After years of suffering through the unsatisfying BCS system, college football fans were treated to a vast improvement: the College Football Playoff system, starting on New Year’s Day 2015 to settle the 2014 NCAA season. The playoffs started appropriately enough at the Rose Bowl, “The Granddaddy of Them All” and one of the most picturesque venues in all of sports. Later in prime time on 1.1.2015 the playoffs continued at the Sugar Bowl, and the short playoff series ended on 1.12.2015 at AT&T Stadium in Arlington, Texas with over 33 million viewers watching on television at home on ESPN.
This year, the audience for the championship game dropped -23% to 25.7 million viewers, but the seeds for that decline were planted in the first round, which was played on New Year’s Eve rather than New Year’s Day. In terms of TV audience potential, it’s like moving from the major leagues to the low minors or from Broadway to dinner theater. Last year, the CFP put its best foot forward with the Rose and Sugar bowls hosting the semifinals, but that format will happen only once every three years under the current contract, which spreads the wealth around six bowls. This year, the semifinals were played at the Orange and Cotton bowls, and no one is willing or able to tell the Rose Bowl to move from their 5 pm ET January 1 time period. (Well, actually the Rose Bowl will move to January 2 at 5 pm ET when New Year’s falls on a Sunday, by tradition — more on that in a moment.) But New Year’s Day was not a Sunday this year, so the Rose Bowl stayed put on January 1, and the semifinals were played on December 31, as the contract stated. But December 31 is a truly awful day for television. Not as bad as December 24 and July 4 (always the least viewed nights of the year) but pretty soft in terms of available audience. The chart below lays out the lower audience potential for each step in the playoffs this year and last. The late afternoon Semifinal #1 time period got hit the hardest, down a big -24% in total viewers and down a hefty -29% in the key male 18-49 sports demo. Almost one-third of the young male audience available last year for the first playoff game just vanished this year. And even those who are available on December 31 are highly distracted by the upcoming festivities later in the evening.
The available audience recovered a bit in the time period for Semifinal #2 (the prime time game), particularly with older viewers (men 50+), but the male 18-34 audience watching TV was still off a very big -23% this year. Fewer viewers available to watch the semifinal games and therefore less likely to get invested in the championship game a week and a half later. And those viewers who could watch were less likely to devote a large chunk of time to watch all of one game, let alone both games.
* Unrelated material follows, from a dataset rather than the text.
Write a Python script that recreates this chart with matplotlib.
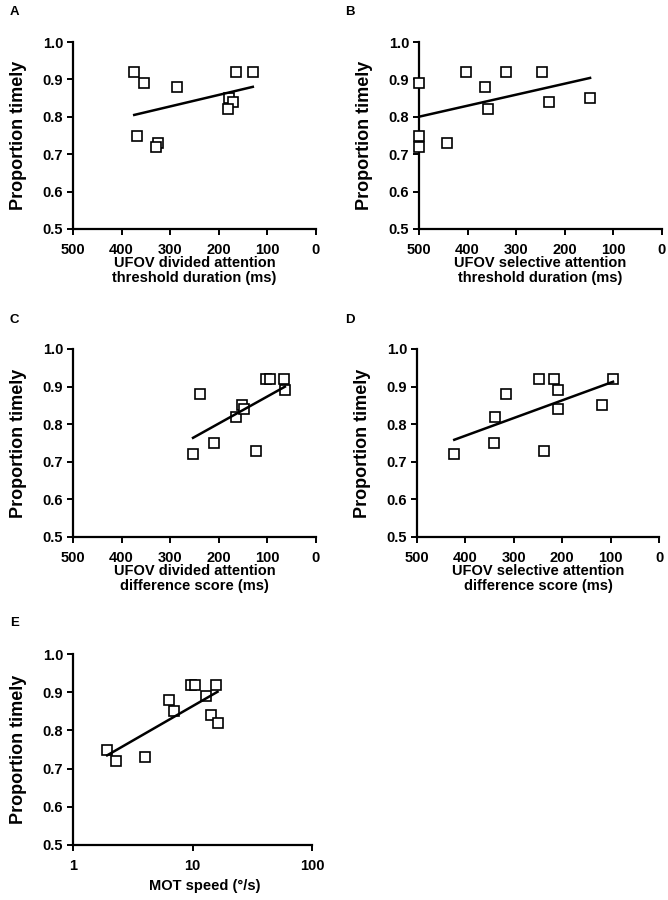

With those handicaps in place, the first semifinal game (Clemson 37 Oklahoma 17) got out of the gate with an average audience almost half of last year’s even less competitive game. And the second semifinal game was about a third lower than last year across the demographic board. The playoffs of any sport build momentum, and a sluggish start really lessens the potential for the final. And that is why we saw roughly -25% declines this year for what was a terrific championship game on the field. Of course, 25.7 million viewers is still a huge audience. But the question is how many viewers were left on the table? Advertisers are certainly not pleased, and they are reportedly negotiating with ESPN about “make-goods” (additional spots in future programs to make up the difference from the expected audience).
To this point, the College Football Playoff committee has stated they will keep the semi-finals on December 31 two of every three years for the next decade as their contract with ESPN states. Next year, January 1 falls on a Sunday, so the Rose Bowl (which will not host a semifinal game again until 2018) will indeed move to Monday, January 2. The semifinals conceivably could then play on January 1 and solve this problem except of course there will be a full slate of NFL games on January 1, 2017. So that puts the CFP semifinals back on Saturday, December 31, unless they get creative and schedule around the Rose Bowl by putting one semifinal in prime time on January 2 and the other on Tuesday night January 3. This year, the CFP refused to listen to ESPN’s appeals to move the semifinals to Saturday January 2. Perhaps the CFP will soften and listen to reason as the numbers sink in.